-------- Source material --------
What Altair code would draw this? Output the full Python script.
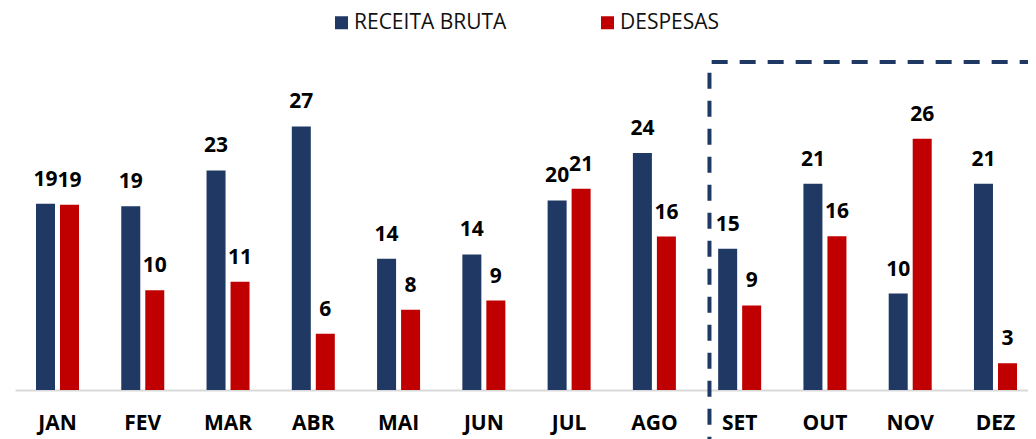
import altair as alt
import pandas as pd

meses = ["JAN", "FEV", "MAR", "ABR", "MAI", "JUN", "JUL", "AGO", "SET", "OUT", "NOV", "DEZ"]
receita = [19.2, 18.96, 22.64, 27.18, 13.53, 13.98, 19.55, 24.45, 14.57, 21.27, 9.95, 21.27]
despesas = [19.1, 10.3, 11.16, 5.8, 8.27, 9.23, 20.75, 15.83, 8.72, 15.87, 25.91, 2.76]
series = ["RECEITA BRUTA", "DESPESAS"]
cores = ["#1F3864", "#C00000"]

# annotation box (starts at SET, top value)
caixa_mes = ["SET"]
caixa_topo = [33.83]

rows = []
for i, m in enumerate(meses):
    rows.append({"mes": m, "serie": series[0], "valor": receita[i]})
    rows.append({"mes": m, "serie": series[1], "valor": despesas[i]})
df = pd.DataFrame(rows)
box = pd.DataFrame({"mes": caixa_mes, "topo": caixa_topo})

NAVY = cores[0]
W, H = 1013, 350

xscale = alt.Scale(domain=meses, paddingInner=0.4957, paddingOuter=0.1878, align=0.6557)
yscale = alt.Scale(domain=[0, 36.1], nice=False, zero=True)

x_enc = alt.X(
    "mes:N",
    scale=xscale,
    sort=meses,
    axis=alt.Axis(
        title=None, labelAngle=0, labelFont="Open Sans", labelFontSize=21,
        labelFontWeight="bold", labelColor="#000000", ticks=False, tickSize=0,
        labelPadding=39, labelBaseline="alphabetic", domainColor="#D9D9D9",
        domainWidth=2, grid=False,
    ),
)
xo_enc = alt.XOffset("serie:N", sort=series, scale=alt.Scale(domain=series, paddingInner=0.2083, paddingOuter=0))
y_enc = alt.Y("valor:Q", scale=yscale, axis=None)

base = alt.Chart(df)

bars = base.mark_bar().encode(
    x=x_enc,
    xOffset=xo_enc,
    y=y_enc,
    color=alt.Color(
        "serie:N",
        sort=series,
        scale=alt.Scale(domain=series, range=cores),
        legend=alt.Legend(
            orient="none", legendX=316, legendY=-28, direction="horizontal",
            title=None, symbolType="square", symbolSize=169, symbolStrokeWidth=0,
            labelFontSize=21, labelFont="Open Sans", labelColor="#111111",
            labelOffset=2, columnPadding=90, padding=0,
        ),
    ),
)

labels = base.mark_text(
    font="Open Sans", fontSize=21, fontWeight="bold", baseline="alphabetic",
    dy=-18, color="#000000",
).encode(
    x=alt.X("mes:N", sort=meses),
    xOffset=alt.XOffset("serie:N", sort=series),
    y=alt.Y("valor:Q"),
    text=alt.Text("valor:Q", format=".0f"),
)

vrule = alt.Chart(box).mark_rule(
    color=NAVY, strokeWidth=4, strokeDash=[16, 12], strokeDashOffset=17.3, xOffset=-8.7,
).encode(
    x=alt.X("mes:N", sort=meses, bandPosition=0),
    y=alt.Y("topo:Q"),
    y2=alt.value(H + 49),
)

hrule = alt.Chart(box).mark_rule(
    color=NAVY, strokeWidth=4, strokeDash=[16, 12], strokeDashOffset=25.8, xOffset=-8.7,
).encode(
    x=alt.X("mes:N", sort=meses, bandPosition=0),
    x2=alt.value(W + 40),
    y=alt.Y("topo:Q"),
)

chart = alt.layer(bars, labels, vrule, hrule).properties(
    width=W,
    height=H,
    autosize=alt.AutoSizeParams(type="none"),
    padding={"left": 7, "top": 32, "right": 0, "bottom": 49},
).configure_view(stroke=None)

chart.save("out.html", embed_options={"renderer": "svg", "actions": False})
--------
#### Task objective:
Copy the listing word for word, excluding its pictures.

#### Result for this exercise:
What Altair code would draw this? Output the full Python script.
import altair as alt
import pandas as pd

meses = ["JAN", "FEV", "MAR", "ABR", "MAI", "JUN", "JUL", "AGO", "SET", "OUT", "NOV", "DEZ"]
receita = [19.2, 18.96, 22.64, 27.18, 13.53, 13.98, 19.55, 24.45, 14.57, 21.27, 9.95, 21.27]
despesas = [19.1, 10.3, 11.16, 5.8, 8.27, 9.23, 20.75, 15.83, 8.72, 15.87, 25.91, 2.76]
series = ["RECEITA BRUTA", "DESPESAS"]
cores = ["#1F3864", "#C00000"]

# annotation box (starts at SET, top value)
caixa_mes = ["SET"]
caixa_topo = [33.83]

rows = []
for i, m in enumerate(meses):
    rows.append({"mes": m, "serie": series[0], "valor": receita[i]})
    rows.append({"mes": m, "serie": series[1], "valor": despesas[i]})
df = pd.DataFrame(rows)
box = pd.DataFrame({"mes": caixa_mes, "topo": caixa_topo})

NAVY = cores[0]
W, H = 1013, 350

xscale = alt.Scale(domain=meses, paddingInner=0.4957, paddingOuter=0.1878, align=0.6557)
yscale = alt.Scale(domain=[0, 36.1], nice=False, zero=True)

x_enc = alt.X(
    "mes:N",
    scale=xscale,
    sort=meses,
    axis=alt.Axis(
        title=None, labelAngle=0, labelFont="Open Sans", labelFontSize=21,
        labelFontWeight="bold", labelColor="#000000", ticks=False, tickSize=0,
        labelPadding=39, labelBaseline="alphabetic", domainColor="#D9D9D9",
        domainWidth=2, grid=False,
    ),
)
xo_enc = alt.XOffset("serie:N", sort=series, scale=alt.Scale(domain=series, paddingInner=0.2083, paddingOuter=0))
y_enc = alt.Y("valor:Q", scale=yscale, axis=None)

base = alt.Chart(df)

bars = base.mark_bar().encode(
    x=x_enc,
    xOffset=xo_enc,
    y=y_enc,
    color=alt.Color(
        "serie:N",
        sort=series,
        scale=alt.Scale(domain=series, range=cores),
        legend=alt.Legend(
            orient="none", legendX=316, legendY=-28, direction="horizontal",
            title=None, symbolType="square", symbolSize=169, symbolStrokeWidth=0,
            labelFontSize=21, labelFont="Open Sans", labelColor="#111111",
            labelOffset=2, columnPadding=90, padding=0,
        ),
    ),
)

labels = base.mark_text(
    font="Open Sans", fontSize=21, fontWeight="bold", baseline="alphabetic",
    dy=-18, color="#000000",
).encode(
    x=alt.X("mes:N", sort=meses),
    xOffset=alt.XOffset("serie:N", sort=series),
    y=alt.Y("valor:Q"),
    text=alt.Text("valor:Q", format=".0f"),
)

vrule = alt.Chart(box).mark_rule(
    color=NAVY, strokeWidth=4, strokeDash=[16, 12], strokeDashOffset=17.3, xOffset=-8.7,
).encode(
    x=alt.X("mes:N", sort=meses, bandPosition=0),
    y=alt.Y("topo:Q"),
    y2=alt.value(H + 49),
)

hrule = alt.Chart(box).mark_rule(
    color=NAVY, strokeWidth=4, strokeDash=[16, 12], strokeDashOffset=25.8, xOffset=-8.7,
).encode(
    x=alt.X("mes:N", sort=meses, bandPosition=0),
    x2=alt.value(W + 40),
    y=alt.Y("topo:Q"),
)

chart = alt.layer(bars, labels, vrule, hrule).properties(
    width=W,
    height=H,
    autosize=alt.AutoSizeParams(type="none"),
    padding={"left": 7, "top": 32, "right": 0, "bottom": 49},
).configure_view(stroke=None)

chart.save("out.html", embed_options={"renderer": "svg", "actions": False})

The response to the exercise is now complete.